Le Sarkophage, dont je rends compte régulièrement dans ce blog et sur le site du Grand
Soir, vient de publier un formidable hors série consacré à ceux qui désobéissent, qui luttent, qui résistent. Je ne retiendrai dans cette chronique que
l’exemple de Dominique Liot, un Robin des Bois CGT de l’énergie, qui travaille pour l’EDF désormais privatisée, dans la région de Toulouse.
Dans son style bien à lui, Mélenchon aime à forger des expressions qui le caractérisent et le singularisent. Il en va du Jean-Luc comme de Chateaubriand : le style « est de l’homme même ». Pour le candidat du Front de Gauche, une tête dure est une personne qui ne se laisse pas impressionner par les « en haut d’en haut », qui sait quand il faut faire un écart par rapport à la norme qui ne tombe jamais du ciel mais est le produit d’un rapport de forces, qui fait tout pour ne pas subir les règles imposées par les dominants – et qui donc s’efforce d’édicter les siennes. Ainsi, pour les Robins des Bois de l’énergie (voir ici qui était le vrai Robin Hood : link), il est anormal que les actionnaires d’EDF, de GDF ou de Total perçoivent des dividendes délirants quand des victimes du système ne peuvent plus faire cuire leur tambouille ou réchauffer leurs enfants. D’où leurs actions diverses et variées consistant, par exemple, à remettre le courant chez des chômeurs ou des travailleurs précaires. Il est certain que dans la société française d’aujourd’hui, il y a les têtes dures et les ventres mous.
Dominique Liot se présente de manière fort politique : « Je travaille dans une entreprise née publique à la Libération, EDF-GDF, issue de nationalisations en 1946 des multiples entreprises électriques et gazières qui couvraient le territoire. Cette nationalisation, menée non sans réaction du camp patronal, était inscrite dans le programme du Conseil National de la Résistance. Comme une première marche d’un escalier menant l’ensemble des salariés à un statut respectable et respecté. »
Tout est dit lorsque Liot ajoute que le but de cette entreprise nationale n’était pas de réaliser des profits. Il faut toujours avoir à l’esprit que les nationalisations de l’après-guerre furent une des conséquences de la lutte contre le fascisme qui a permis la construction d’un monde meilleur, que les dominants sont en train de saper méthodiquement, en Grèce et ailleurs.
Dominique Liot, qui lie son destin de travailleur à celui des luttes collectives, a cette formule admirable : « Militer n’est pas une croix à porter, c’est une dignité à entretenir. » Il rappelle qu’au printemps 2009 un vent de révolte a soufflé sur ERDF-GRDF Midi-Pyrénées, peu après la tempête Klauss qui a ravagé le Gers et la Haute-Garonne.
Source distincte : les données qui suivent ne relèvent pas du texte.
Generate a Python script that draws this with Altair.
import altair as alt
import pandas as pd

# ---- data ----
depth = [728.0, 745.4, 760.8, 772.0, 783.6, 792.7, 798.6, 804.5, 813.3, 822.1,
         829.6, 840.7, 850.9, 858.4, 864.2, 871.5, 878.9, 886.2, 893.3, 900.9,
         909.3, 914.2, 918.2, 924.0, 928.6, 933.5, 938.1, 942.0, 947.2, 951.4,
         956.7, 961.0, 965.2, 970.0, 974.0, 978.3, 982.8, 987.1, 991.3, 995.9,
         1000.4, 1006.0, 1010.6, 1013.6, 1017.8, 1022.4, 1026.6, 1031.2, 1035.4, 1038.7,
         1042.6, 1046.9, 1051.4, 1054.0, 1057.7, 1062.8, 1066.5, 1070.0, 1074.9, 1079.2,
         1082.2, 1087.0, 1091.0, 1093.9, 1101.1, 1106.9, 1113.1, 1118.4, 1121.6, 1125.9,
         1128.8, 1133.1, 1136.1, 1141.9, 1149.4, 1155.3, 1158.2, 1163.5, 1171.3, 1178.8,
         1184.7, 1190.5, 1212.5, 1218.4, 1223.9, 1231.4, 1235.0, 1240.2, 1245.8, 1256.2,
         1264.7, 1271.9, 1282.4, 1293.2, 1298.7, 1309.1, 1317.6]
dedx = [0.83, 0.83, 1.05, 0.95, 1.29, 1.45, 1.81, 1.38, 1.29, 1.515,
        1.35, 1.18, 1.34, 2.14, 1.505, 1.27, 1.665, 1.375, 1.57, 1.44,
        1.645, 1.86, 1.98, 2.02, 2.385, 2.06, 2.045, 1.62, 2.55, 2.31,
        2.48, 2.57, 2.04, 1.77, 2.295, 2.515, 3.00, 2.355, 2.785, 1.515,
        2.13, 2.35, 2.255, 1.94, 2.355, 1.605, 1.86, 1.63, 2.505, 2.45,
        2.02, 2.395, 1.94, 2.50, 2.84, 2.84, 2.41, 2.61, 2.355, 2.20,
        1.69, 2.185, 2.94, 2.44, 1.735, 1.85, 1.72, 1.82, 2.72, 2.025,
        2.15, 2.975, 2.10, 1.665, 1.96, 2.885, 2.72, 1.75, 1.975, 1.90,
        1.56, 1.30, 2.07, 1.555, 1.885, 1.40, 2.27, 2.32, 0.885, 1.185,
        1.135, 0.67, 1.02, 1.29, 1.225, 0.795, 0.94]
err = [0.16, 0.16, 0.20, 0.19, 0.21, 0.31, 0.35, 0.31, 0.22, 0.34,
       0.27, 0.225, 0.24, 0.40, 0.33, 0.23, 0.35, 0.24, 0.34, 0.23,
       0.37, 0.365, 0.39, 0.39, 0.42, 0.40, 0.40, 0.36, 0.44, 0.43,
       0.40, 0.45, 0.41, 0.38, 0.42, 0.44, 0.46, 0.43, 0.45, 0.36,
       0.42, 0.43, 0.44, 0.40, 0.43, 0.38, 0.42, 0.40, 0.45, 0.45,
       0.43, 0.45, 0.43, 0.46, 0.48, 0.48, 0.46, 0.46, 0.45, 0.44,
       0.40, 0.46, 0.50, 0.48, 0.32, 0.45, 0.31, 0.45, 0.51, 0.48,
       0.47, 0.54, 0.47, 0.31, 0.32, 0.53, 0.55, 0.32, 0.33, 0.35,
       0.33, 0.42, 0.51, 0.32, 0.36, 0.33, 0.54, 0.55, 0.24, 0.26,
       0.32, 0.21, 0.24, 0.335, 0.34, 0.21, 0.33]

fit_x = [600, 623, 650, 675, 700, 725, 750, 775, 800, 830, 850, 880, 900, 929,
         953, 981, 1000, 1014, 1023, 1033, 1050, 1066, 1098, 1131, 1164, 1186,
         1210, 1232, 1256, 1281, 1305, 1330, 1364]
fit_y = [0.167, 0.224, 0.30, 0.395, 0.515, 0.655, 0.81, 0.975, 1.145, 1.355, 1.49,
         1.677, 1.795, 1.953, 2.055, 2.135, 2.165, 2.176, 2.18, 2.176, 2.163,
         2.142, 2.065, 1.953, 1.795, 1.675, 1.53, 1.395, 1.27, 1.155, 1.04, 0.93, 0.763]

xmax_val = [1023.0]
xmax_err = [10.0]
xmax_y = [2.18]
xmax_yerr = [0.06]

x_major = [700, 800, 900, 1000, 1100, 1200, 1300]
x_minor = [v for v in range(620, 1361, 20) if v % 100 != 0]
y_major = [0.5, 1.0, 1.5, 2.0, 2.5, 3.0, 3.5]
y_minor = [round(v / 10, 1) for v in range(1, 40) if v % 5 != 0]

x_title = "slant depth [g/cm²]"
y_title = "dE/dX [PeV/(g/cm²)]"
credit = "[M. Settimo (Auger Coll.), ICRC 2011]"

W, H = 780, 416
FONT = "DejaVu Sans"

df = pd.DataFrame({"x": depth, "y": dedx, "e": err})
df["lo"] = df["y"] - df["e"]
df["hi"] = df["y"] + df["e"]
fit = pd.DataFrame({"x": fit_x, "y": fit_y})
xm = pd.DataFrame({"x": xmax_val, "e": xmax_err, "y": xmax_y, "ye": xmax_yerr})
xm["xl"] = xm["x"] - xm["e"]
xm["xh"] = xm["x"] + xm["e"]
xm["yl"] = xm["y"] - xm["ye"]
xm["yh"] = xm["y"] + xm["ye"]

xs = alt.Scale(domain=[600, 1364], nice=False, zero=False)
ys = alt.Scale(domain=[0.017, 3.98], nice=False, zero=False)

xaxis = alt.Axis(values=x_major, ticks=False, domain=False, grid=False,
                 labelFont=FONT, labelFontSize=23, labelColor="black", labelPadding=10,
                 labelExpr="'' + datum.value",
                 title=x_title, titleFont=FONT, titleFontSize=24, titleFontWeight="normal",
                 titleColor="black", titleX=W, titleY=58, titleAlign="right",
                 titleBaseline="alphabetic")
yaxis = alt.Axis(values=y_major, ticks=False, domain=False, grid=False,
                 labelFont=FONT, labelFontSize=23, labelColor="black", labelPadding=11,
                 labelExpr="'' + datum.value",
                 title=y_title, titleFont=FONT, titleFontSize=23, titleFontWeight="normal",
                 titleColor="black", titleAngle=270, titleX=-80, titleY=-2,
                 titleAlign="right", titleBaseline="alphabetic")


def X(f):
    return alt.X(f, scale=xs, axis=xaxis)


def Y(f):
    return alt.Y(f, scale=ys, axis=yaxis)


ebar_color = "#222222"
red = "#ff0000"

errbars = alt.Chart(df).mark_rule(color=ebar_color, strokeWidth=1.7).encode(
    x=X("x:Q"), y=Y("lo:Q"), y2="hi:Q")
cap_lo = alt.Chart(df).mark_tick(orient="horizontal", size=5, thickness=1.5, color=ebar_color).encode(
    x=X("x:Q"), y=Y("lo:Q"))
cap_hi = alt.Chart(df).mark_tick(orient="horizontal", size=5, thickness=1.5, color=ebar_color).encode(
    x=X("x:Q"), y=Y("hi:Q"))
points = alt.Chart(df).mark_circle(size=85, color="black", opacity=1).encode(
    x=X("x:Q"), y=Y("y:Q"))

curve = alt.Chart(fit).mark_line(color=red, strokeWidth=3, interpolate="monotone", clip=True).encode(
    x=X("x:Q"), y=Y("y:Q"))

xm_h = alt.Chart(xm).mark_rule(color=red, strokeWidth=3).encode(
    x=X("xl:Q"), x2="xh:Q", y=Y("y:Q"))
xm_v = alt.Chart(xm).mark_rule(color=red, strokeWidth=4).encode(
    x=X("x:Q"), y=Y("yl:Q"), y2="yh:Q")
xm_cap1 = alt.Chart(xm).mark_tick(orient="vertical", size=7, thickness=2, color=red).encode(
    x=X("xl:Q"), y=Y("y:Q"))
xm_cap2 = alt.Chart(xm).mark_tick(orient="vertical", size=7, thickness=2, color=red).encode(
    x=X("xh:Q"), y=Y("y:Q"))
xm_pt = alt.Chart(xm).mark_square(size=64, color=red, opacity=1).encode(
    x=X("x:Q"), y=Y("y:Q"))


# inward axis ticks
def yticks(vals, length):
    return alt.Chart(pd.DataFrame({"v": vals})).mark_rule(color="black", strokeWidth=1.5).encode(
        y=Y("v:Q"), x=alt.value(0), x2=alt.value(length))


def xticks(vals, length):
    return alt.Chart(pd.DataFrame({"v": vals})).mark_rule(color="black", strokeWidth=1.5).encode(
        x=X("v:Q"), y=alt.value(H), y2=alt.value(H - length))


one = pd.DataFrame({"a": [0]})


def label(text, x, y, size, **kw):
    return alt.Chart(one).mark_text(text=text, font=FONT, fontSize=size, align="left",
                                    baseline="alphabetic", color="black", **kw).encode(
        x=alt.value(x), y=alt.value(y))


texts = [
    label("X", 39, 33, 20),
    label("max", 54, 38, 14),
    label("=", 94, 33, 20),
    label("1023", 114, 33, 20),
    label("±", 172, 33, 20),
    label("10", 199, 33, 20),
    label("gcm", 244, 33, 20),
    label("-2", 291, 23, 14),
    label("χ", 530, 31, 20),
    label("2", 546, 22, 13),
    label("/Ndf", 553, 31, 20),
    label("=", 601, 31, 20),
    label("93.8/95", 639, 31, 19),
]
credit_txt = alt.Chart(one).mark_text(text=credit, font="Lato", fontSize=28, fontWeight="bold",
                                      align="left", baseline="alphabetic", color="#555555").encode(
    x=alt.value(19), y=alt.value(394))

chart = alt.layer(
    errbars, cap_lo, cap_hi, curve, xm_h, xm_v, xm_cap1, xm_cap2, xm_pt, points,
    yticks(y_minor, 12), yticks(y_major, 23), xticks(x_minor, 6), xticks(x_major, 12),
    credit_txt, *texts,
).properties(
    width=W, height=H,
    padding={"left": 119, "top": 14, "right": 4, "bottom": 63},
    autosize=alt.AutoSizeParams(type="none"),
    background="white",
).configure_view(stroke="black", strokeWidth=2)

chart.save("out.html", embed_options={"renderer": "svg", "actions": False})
Les directions des établissements de l’énergie avaient préféré laisser à l’abandon une bonne partie du réseau « au motif que cela revient statistiquement moins cher d’attendre que ça pète plutôt que de mettre les moyens techniques et humains nécessaires pour l’éviter. »
Avec ses camarades, Liot entreprit d’aider des Rmistes dans le besoin en leur remettant le courant, en vertu du droit à l’énergie pour tous. Il fut mis à pied trois semaines (link). ERDF décida alors, de manière particulièrement mesquine, de porter plainte contre ces Rmistes pour vol d’électricité, en leur envoyant par ailleurs une facture de 367 euros pour frais de coupure ! Liot a bien raison : « ERDF fait du fric sur la misère. »
Être un Robin des Bois consiste, dans sa tête, à considérer que certaines actions, bien qu’illégales, sont légitimes. Comme celles des faucheurs volontaires ou des enseignants désobéisseurs. Ces actions amènent une prise de conscience qui débouchera – on peut l’espérer sous un gouvernement de gauche – sur « une tranche sociale gratuite et une forme de tarif progressif pour lier justice sociale et économies d’énergie ».
En l’état actuel, rappelle Liot, la privatisation d’EDG et GDF se concrétise par une externalisation massive et par un statut, pour EDF, de fournisseur comme un autre. Cette situation n’est pas inscrite dans le marbre si les travailleurs des deux grandes entreprises ET les consommateurs résistent pour récupérer ce qui leur appartient.
Le programme du Conseil National de la Résistance (24 mars 1944) s’intitulait Les jours heureux. Pour espérer vivre ces jours, Dominique Liot nous dit qu’il ne faudra rien céder sur les retraites, sur la précarité, la santé, l’éducation. On s’en veut de reprendre le slogan d’un candidat qui aura eu, contre son gré, le mérite de faire naître des initiatives comme celles du Sarkophage. Mais si on se retrousse les manches, dans les luttes, ensemble « tout deviendra possible ».